__DIRECTION__. Without including the pictures, copy out every line below.

__INFORMATION SUPPLIED__.

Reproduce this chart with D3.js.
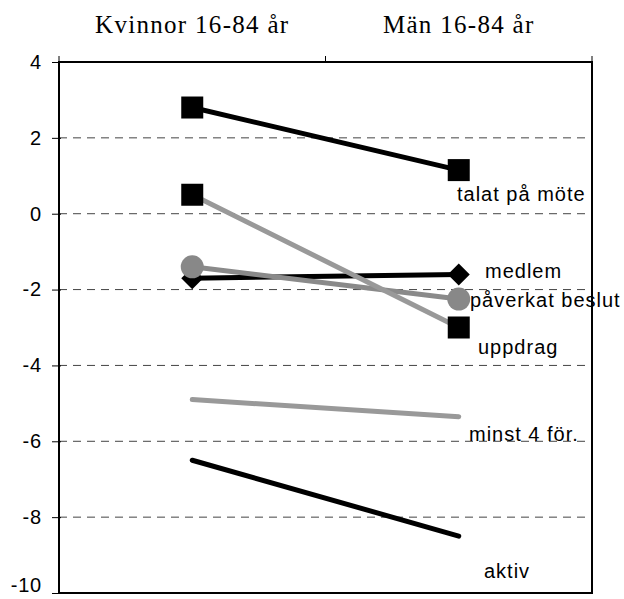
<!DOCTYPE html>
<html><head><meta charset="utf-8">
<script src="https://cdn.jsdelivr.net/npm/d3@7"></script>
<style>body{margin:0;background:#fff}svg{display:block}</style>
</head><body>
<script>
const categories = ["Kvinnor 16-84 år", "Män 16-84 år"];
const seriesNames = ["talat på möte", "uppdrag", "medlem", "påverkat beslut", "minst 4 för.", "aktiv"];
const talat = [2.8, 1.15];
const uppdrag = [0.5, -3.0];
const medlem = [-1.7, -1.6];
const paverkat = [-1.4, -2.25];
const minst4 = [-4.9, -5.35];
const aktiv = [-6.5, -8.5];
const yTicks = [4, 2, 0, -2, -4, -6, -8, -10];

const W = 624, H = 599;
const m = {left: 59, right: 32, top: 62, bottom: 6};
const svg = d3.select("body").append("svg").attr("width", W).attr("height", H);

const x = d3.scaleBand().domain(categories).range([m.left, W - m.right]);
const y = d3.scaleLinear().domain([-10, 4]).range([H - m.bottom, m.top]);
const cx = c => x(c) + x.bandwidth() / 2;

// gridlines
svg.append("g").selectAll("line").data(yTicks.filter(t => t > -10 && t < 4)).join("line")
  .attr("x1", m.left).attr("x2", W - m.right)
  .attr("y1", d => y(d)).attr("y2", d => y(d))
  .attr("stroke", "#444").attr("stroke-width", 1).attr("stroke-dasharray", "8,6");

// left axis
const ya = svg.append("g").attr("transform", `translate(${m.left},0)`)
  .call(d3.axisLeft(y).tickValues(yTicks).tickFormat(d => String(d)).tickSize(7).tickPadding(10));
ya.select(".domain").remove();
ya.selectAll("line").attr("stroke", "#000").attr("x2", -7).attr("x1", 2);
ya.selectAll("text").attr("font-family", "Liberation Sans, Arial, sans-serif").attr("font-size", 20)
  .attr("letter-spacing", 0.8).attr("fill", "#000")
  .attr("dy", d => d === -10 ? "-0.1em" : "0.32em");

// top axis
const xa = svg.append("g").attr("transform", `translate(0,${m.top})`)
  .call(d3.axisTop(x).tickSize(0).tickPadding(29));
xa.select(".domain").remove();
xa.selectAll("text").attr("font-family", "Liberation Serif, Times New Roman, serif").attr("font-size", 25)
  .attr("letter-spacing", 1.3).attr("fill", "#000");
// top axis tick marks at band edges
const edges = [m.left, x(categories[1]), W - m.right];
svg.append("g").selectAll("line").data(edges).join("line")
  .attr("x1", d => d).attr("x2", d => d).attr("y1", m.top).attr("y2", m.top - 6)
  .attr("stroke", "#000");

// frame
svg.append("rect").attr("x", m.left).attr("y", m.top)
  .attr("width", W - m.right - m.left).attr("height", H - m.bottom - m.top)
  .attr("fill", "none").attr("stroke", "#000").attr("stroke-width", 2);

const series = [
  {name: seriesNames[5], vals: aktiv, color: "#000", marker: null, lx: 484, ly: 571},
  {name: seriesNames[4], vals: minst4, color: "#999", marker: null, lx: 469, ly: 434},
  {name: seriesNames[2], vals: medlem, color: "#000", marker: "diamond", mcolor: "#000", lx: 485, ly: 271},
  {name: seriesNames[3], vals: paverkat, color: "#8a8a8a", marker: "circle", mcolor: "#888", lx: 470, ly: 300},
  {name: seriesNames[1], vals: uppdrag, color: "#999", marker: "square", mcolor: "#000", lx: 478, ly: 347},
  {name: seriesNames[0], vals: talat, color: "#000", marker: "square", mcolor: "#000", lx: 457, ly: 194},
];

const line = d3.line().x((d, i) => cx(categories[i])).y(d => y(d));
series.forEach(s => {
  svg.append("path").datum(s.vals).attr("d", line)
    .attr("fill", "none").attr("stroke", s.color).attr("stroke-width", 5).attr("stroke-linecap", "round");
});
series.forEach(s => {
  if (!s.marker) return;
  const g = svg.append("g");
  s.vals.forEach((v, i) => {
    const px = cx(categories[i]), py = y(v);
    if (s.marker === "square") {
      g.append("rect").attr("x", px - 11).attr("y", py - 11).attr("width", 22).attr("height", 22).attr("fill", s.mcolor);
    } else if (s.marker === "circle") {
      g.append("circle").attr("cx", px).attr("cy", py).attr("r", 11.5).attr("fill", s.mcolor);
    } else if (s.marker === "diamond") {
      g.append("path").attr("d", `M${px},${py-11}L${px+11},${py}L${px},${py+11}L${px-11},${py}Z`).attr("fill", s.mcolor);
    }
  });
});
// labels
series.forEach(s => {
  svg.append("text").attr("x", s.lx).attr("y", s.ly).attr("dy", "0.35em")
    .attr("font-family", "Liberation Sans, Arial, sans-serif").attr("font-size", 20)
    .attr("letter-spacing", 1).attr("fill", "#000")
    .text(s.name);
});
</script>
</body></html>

__OUTPUT OF THE EXERCISE__.
Reproduce this chart with D3.js.
<!DOCTYPE html>
<html><head><meta charset="utf-8">
<script src="https://cdn.jsdelivr.net/npm/d3@7"></script>
<style>body{margin:0;background:#fff}svg{display:block}</style>
</head><body>
<script>
const categories = ["Kvinnor 16-84 år", "Män 16-84 år"];
const seriesNames = ["talat på möte", "uppdrag", "medlem", "påverkat beslut", "minst 4 för.", "aktiv"];
const talat = [2.8, 1.15];
const uppdrag = [0.5, -3.0];
const medlem = [-1.7, -1.6];
const paverkat = [-1.4, -2.25];
const minst4 = [-4.9, -5.35];
const aktiv = [-6.5, -8.5];
const yTicks = [4, 2, 0, -2, -4, -6, -8, -10];

const W = 624, H = 599;
const m = {left: 59, right: 32, top: 62, bottom: 6};
const svg = d3.select("body").append("svg").attr("width", W).attr("height", H);

const x = d3.scaleBand().domain(categories).range([m.left, W - m.right]);
const y = d3.scaleLinear().domain([-10, 4]).range([H - m.bottom, m.top]);
const cx = c => x(c) + x.bandwidth() / 2;

// gridlines
svg.append("g").selectAll("line").data(yTicks.filter(t => t > -10 && t < 4)).join("line")
  .attr("x1", m.left).attr("x2", W - m.right)
  .attr("y1", d => y(d)).attr("y2", d => y(d))
  .attr("stroke", "#444").attr("stroke-width", 1).attr("stroke-dasharray", "8,6");

// left axis
const ya = svg.append("g").attr("transform", `translate(${m.left},0)`)
  .call(d3.axisLeft(y).tickValues(yTicks).tickFormat(d => String(d)).tickSize(7).tickPadding(10));
ya.select(".domain").remove();
ya.selectAll("line").attr("stroke", "#000").attr("x2", -7).attr("x1", 2);
ya.selectAll("text").attr("font-family", "Liberation Sans, Arial, sans-serif").attr("font-size", 20)
  .attr("letter-spacing", 0.8).attr("fill", "#000")
  .attr("dy", d => d === -10 ? "-0.1em" : "0.32em");

// top axis
const xa = svg.append("g").attr("transform", `translate(0,${m.top})`)
  .call(d3.axisTop(x).tickSize(0).tickPadding(29));
xa.select(".domain").remove();
xa.selectAll("text").attr("font-family", "Liberation Serif, Times New Roman, serif").attr("font-size", 25)
  .attr("letter-spacing", 1.3).attr("fill", "#000");
// top axis tick marks at band edges
const edges = [m.left, x(categories[1]), W - m.right];
svg.append("g").selectAll("line").data(edges).join("line")
  .attr("x1", d => d).attr("x2", d => d).attr("y1", m.top).attr("y2", m.top - 6)
  .attr("stroke", "#000");

// frame
svg.append("rect").attr("x", m.left).attr("y", m.top)
  .attr("width", W - m.right - m.left).attr("height", H - m.bottom - m.top)
  .attr("fill", "none").attr("stroke", "#000").attr("stroke-width", 2);

const series = [
  {name: seriesNames[5], vals: aktiv, color: "#000", marker: null, lx: 484, ly: 571},
  {name: seriesNames[4], vals: minst4, color: "#999", marker: null, lx: 469, ly: 434},
  {name: seriesNames[2], vals: medlem, color: "#000", marker: "diamond", mcolor: "#000", lx: 485, ly: 271},
  {name: seriesNames[3], vals: paverkat, color: "#8a8a8a", marker: "circle", mcolor: "#888", lx: 470, ly: 300},
  {name: seriesNames[1], vals: uppdrag, color: "#999", marker: "square", mcolor: "#000", lx: 478, ly: 347},
  {name: seriesNames[0], vals: talat, color: "#000", marker: "square", mcolor: "#000", lx: 457, ly: 194},
];

const line = d3.line().x((d, i) => cx(categories[i])).y(d => y(d));
series.forEach(s => {
  svg.append("path").datum(s.vals).attr("d", line)
    .attr("fill", "none").attr("stroke", s.color).attr("stroke-width", 5).attr("stroke-linecap", "round");
});
series.forEach(s => {
  if (!s.marker) return;
  const g = svg.append("g");
  s.vals.forEach((v, i) => {
    const px = cx(categories[i]), py = y(v);
    if (s.marker === "square") {
      g.append("rect").attr("x", px - 11).attr("y", py - 11).attr("width", 22).attr("height", 22).attr("fill", s.mcolor);
    } else if (s.marker === "circle") {
      g.append("circle").attr("cx", px).attr("cy", py).attr("r", 11.5).attr("fill", s.mcolor);
    } else if (s.marker === "diamond") {
      g.append("path").attr("d", `M${px},${py-11}L${px+11},${py}L${px},${py+11}L${px-11},${py}Z`).attr("fill", s.mcolor);
    }
  });
});
// labels
series.forEach(s => {
  svg.append("text").attr("x", s.lx).attr("y", s.ly).attr("dy", "0.35em")
    .attr("font-family", "Liberation Sans, Arial, sans-serif").attr("font-size", 20)
    .attr("letter-spacing", 1).attr("fill", "#000")
    .text(s.name);
});
</script>
</body></html>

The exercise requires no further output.